Wie der Neubau der Brauerei Becker bei einer zufälligen Begegnung konzipiert wurde
Ein Beitrag aus dem aktuellen saarnews-Magazin für St. Ingbert
Am 9. September 2019 erinnerte das Saarland beim Tag des offenen Denkmals mit der Vorstellung einiger Gebäude an die Baugeschichte dieses Landes, das trotz seiner industriellen Prägung zahlreiche architektonische Schmuckstücke aufzuweisen hat.
Vorgestellt wurden dabei vor allem Bauten aus der sogenannten „Bauhaus-Epoche“, die in den zwanziger und dreißiger Jahren des 20. Jahrhunderts den Baustil geprägt hat.
Die Stadt St. Ingbert war an diesem Tag des offenen Denkmals mit dem Turm der ehemaligen Brauerei Becker vertreten, der nicht nur im Saarland sondern in ganz Deutschland als Baudenkmal anerkannt ist. Doch abgesehen von seinen architektonischen Qualitäten, weist das markante Sudhaus auch eine herausragende technologische Bedeutung auf, die für das Bierbrauen einmal so richtungsweisend war wie die Einführung des Fließbandes durch den amerikanischen Automobilproduzenten Henry Ford.
Wie St. Ingbert zur Bierstadt wurde
Als die drei Brüder Friedrich, Georg und Karl Becker 1877 in St. Ingbert die kleine Brauerei Gross erwarben, die in dem heute noch bestehenden Anwesen auf dem „Höfchen“ gerade einmal 800 Hektoliter Bier im Jahr braute, war das Bierbrauen noch ein Handwerk, das damals in St. Ingbert in mehreren Mini-Brauereien ausgeübt wurde.

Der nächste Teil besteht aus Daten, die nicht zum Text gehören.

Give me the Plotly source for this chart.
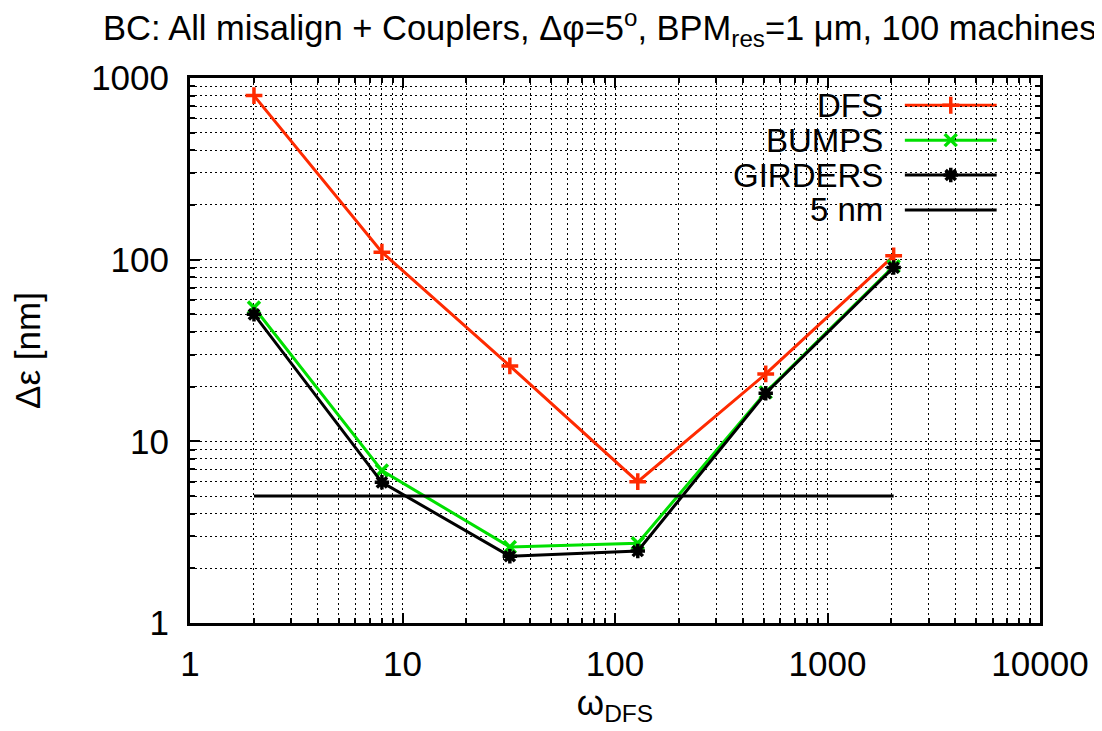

Innerhalb weniger Jahre modernisierten die Gebrüder Becker den Brauprozess und erhöhten damit den Ausstoß bis zum Ausbruch des Ersten Weltkrieges auf 50.000 Hektoliter pro Jahr. Das war aber nur möglich, weil die erfolgreichen Gebrüder Becker bereits 1897/98 auf dem „Hobels“ eine neue Brauerei errichtet hatten, um die ständig steigende Nachfrage nach dem „süffigen“ St. Ingberter Becker-Bier befriedigen zu können.
Doch auch diese neue Brauerei war auf Dauer dem Bierdurst der einheimischen Bevölkerung nicht gewachsen.
Nach dem Ende des Ersten Weltkrieges wurde deshalb in der Familie Becker über eine Vergrößerung der Brauerei nachdedacht. Federführung war diesmal die zweite Generation der Familie.
Dass dann 1925 mit dem Bau der neuen Brauerei Becker begonnen werden konnte, war vor allem einer zufälligen Begegnung zwischen Brauereibesitzer Reinhold Becker und dem Stuttgarter Architekten Hans Herkommer zu verdanken, die sich im Kurpark von Bad Nauheim zufällig begegnet waren. Bei einem Gespräch auf einer Parkbank erzählte Reinhold Becker dem Architekten von den Plänen seiner Familie eine neue Brauerei zu bauen.
Reinhold Becker schwebte dabei eine völlig neue Technik des Bierbrauens vor für die der Architekt Herkommer, quasi aus dem Hemdsärmel heraus, eine entsprechende architektonische Umsetzung fand.
Dabei hat er mit seinem Spazierstock sogar schon die Umrisse des zukünftigen Beckerturms auf den Spazierweg skizziert.
Hans Herkommer, der bis dahin vor allem den Neubau von Kirchen entworfen hatte und der St. Ingberter Brauereibesitzer Reinhold Becker stellten auf Anhieb fest, dass sie bei der Konzipierung der neuen Brauerei Becker auf einer Wellenlänge lagen.
Der Stuttgarter Architekt bekam den Auftrag die neue Brauerei zu planen und diese Pläne in den Jahren 1925-1927 umzusetzen.
Für Hans Herkommer, der bis dahin vor allem Kirchen geplant hatte, war der Neubau seiner ersten Brauerei eine Aufgabe, die er mit besonderem Einsatz erfüllte. Dabei entstand eine richtungsweisende Brauerei, deren brautechnisches Konzept über Jahrzehnte anderen Brauereien als Vorbild diente.